[begin PROVIDED DATA]
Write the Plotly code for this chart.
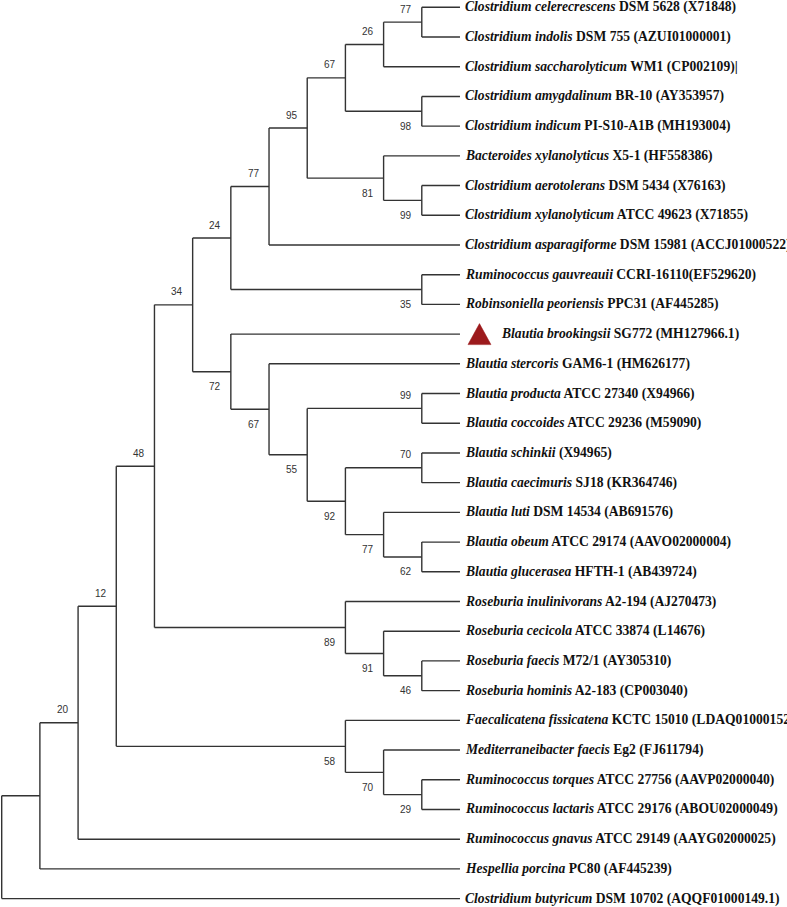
import plotly.graph_objects as go

# ---------------- data ----------------
species = [
    "Clostridium celerecrescens", "Clostridium indolis", "Clostridium saccharolyticum",
    "Clostridium amygdalinum", "Clostridium indicum", "Bacteroides xylanolyticus",
    "Clostridium aerotolerans", "Clostridium xylanolyticum", "Clostridium asparagiforme",
    "Ruminococcus gauvreauii", "Robinsoniella peoriensis", "Blautia brookingsii",
    "Blautia stercoris", "Blautia producta", "Blautia coccoides", "Blautia schinkii",
    "Blautia caecimuris", "Blautia luti", "Blautia obeum", "Blautia glucerasea",
    "Roseburia inulinivorans", "Roseburia cecicola", "Roseburia faecis", "Roseburia hominis",
    "Faecalicatena fissicatena", "Mediterraneibacter faecis", "Ruminococcus torques",
    "Ruminococcus lactaris", "Ruminococcus gnavus", "Hespellia porcina", "Clostridium butyricum",
]
strains = [
    "DSM 5628 (X71848)", "DSM 755 (AZUI01000001)", "WM1 (CP002109)|",
    "BR-10 (AY353957)", "PI-S10-A1B (MH193004)", "X5-1 (HF558386)",
    "DSM 5434 (X76163)", "ATCC 49623 (X71855)", "DSM 15981 (ACCJ01000522)",
    "CCRI-16110(EF529620)", "PPC31 (AF445285)", "SG772 (MH127966.1)",
    "GAM6-1 (HM626177)", "ATCC 27340 (X94966)", "ATCC 29236 (M59090)", "(X94965)",
    "SJ18 (KR364746)", "DSM 14534 (AB691576)", "ATCC 29174 (AAVO02000004)", "HFTH-1 (AB439724)",
    "A2-194 (AJ270473)", "ATCC 33874 (L14676)", "M72/1 (AY305310)", "A2-183 (CP003040)",
    "KCTC 15010 (LDAQ01000152)", "Eg2 (FJ611794)", "ATCC 27756 (AAVP02000040)",
    "ATCC 29176 (ABOU02000049)", "ATCC 29149 (AAYG02000025)", "PC80 (AF445239)",
    "DSM 10702 (AQQF01000149.1)",
]
# topology (leaf indices) with bootstrap support after each clade
newick = ("((((((((((((0,1)77,2)26,(3,4)98)67,(5,(6,7)99)81)95,8)77,(9,10)35)24,"
          "(11,(12,((13,14)99,((15,16)70,(17,(18,19)62)77)92)55)67)72)34,"
          "(20,(21,(22,23)46)91)89)48,(24,(25,(26,27)29)70)58)12,28)20,29),30);")
highlighted = [11]

# ---------------- tree parsing / layout ----------------
def parse(s):
    pos = 0

    def node():
        nonlocal pos
        if s[pos] == "(":
            pos += 1
            kids = [node()]
            while s[pos] == ",":
                pos += 1
                kids.append(node())
            pos += 1  # ')'
            start = pos
            while pos < len(s) and s[pos] not in ",);":
                pos += 1
            lab = s[start:pos]
            return {"children": kids, "support": int(lab) if lab else None}
        start = pos
        while s[pos] not in ",);":
            pos += 1
        return {"leaf": int(s[start:pos])}

    return node()


root = parse(newick)


def layout(n):
    if "leaf" in n:
        n["h"] = 0
        n["y"] = n["leaf"]
    else:
        for c in n["children"]:
            layout(c)
        n["h"] = max(c["h"] for c in n["children"]) + 1
        n["y"] = (n["children"][0]["y"] + n["children"][-1]["y"]) / 2


layout(root)
H = root["h"]

# pixel geometry of the picture
PXX = 38.19   # px per depth step
PXY = 29.71   # px per leaf row
X0 = 1.7      # px of root
Y0 = 7.3      # px of first leaf
W, HGT = 787, 907

xs, ys = [], []
annots = []


def draw(n, parent=None, upper=True):
    x = H - n["h"]
    if parent is not None:
        px = H - parent["h"]
        xs.extend([px, x, None])
        ys.extend([n["y"], n["y"], None])
    if "children" in n:
        kids = n["children"]
        xs.extend([x, x, None])
        ys.extend([kids[0]["y"], kids[-1]["y"], None])
        for i, c in enumerate(kids):
            draw(c, n, i == 0)
        if n["support"] is not None:
            annots.append(dict(
                x=x, y=n["y"], text=str(n["support"]), showarrow=False,
                xanchor="center", yanchor="middle",
                xshift=-15.5, yshift=13 if upper else -15,
                font=dict(family="Liberation Sans, Arial", size=10, color="#333333"),
            ))


draw(root)

for i, (sp, st) in enumerate(zip(species, strains)):
    annots.append(dict(
        x=H, y=i, text=f"<b><i>{sp}</i> {st}</b>", showarrow=False,
        xanchor="left", yanchor="middle",
        xshift=39 if i in highlighted else 3, yshift=0,
        font=dict(family="Liberation Serif, Times New Roman", size=13.6, color="#111111"),
    ))

fig = go.Figure()
fig.add_trace(go.Scatter(
    x=xs, y=ys, mode="lines", line=dict(color="#333333", width=1.4),
    hoverinfo="skip", showlegend=False,
))

# red triangle marking the new isolate
tx, ty = [], []
for i in highlighted:
    cx = H + 19.5 / PXX
    hw = 11.5 / PXX
    tx += [cx - hw, cx + hw, cx, cx - hw, None]
    ty += [i + 10.5 / PXY, i + 10.5 / PXY, i - 10.5 / PXY, i + 10.5 / PXY, None]
fig.add_trace(go.Scatter(
    x=tx, y=ty, mode="lines", fill="toself", fillcolor="#9C1A1C",
    line=dict(color="#9C1A1C", width=0.5), hoverinfo="skip", showlegend=False,
))

fig.update_layout(
    width=W, height=HGT,
    margin=dict(l=0, r=0, t=0, b=0),
    paper_bgcolor="white", plot_bgcolor="white",
    xaxis=dict(range=[-X0 / PXX, (W - X0) / PXX], visible=False, fixedrange=True),
    yaxis=dict(range=[(HGT - Y0) / PXY, -Y0 / PXY], visible=False, fixedrange=True),
    annotations=annots,
    showlegend=False,
)

fig.write_html(
    "out.html",
    config={"displayModeBar": False},
    post_script="document.body.style.margin='0';document.body.style.overflow='hidden';",
)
[end PROVIDED DATA]
▶ _EXERCISE REQUIREMENTS_: From the first line of the listing above, repeat every line through the one holding "import plotly.graph_objects as go". Both ends count, and pictures stay out.

▶ _EXERCISE SOLUTION_:
Write the Plotly code for this chart.
import plotly.graph_objects as go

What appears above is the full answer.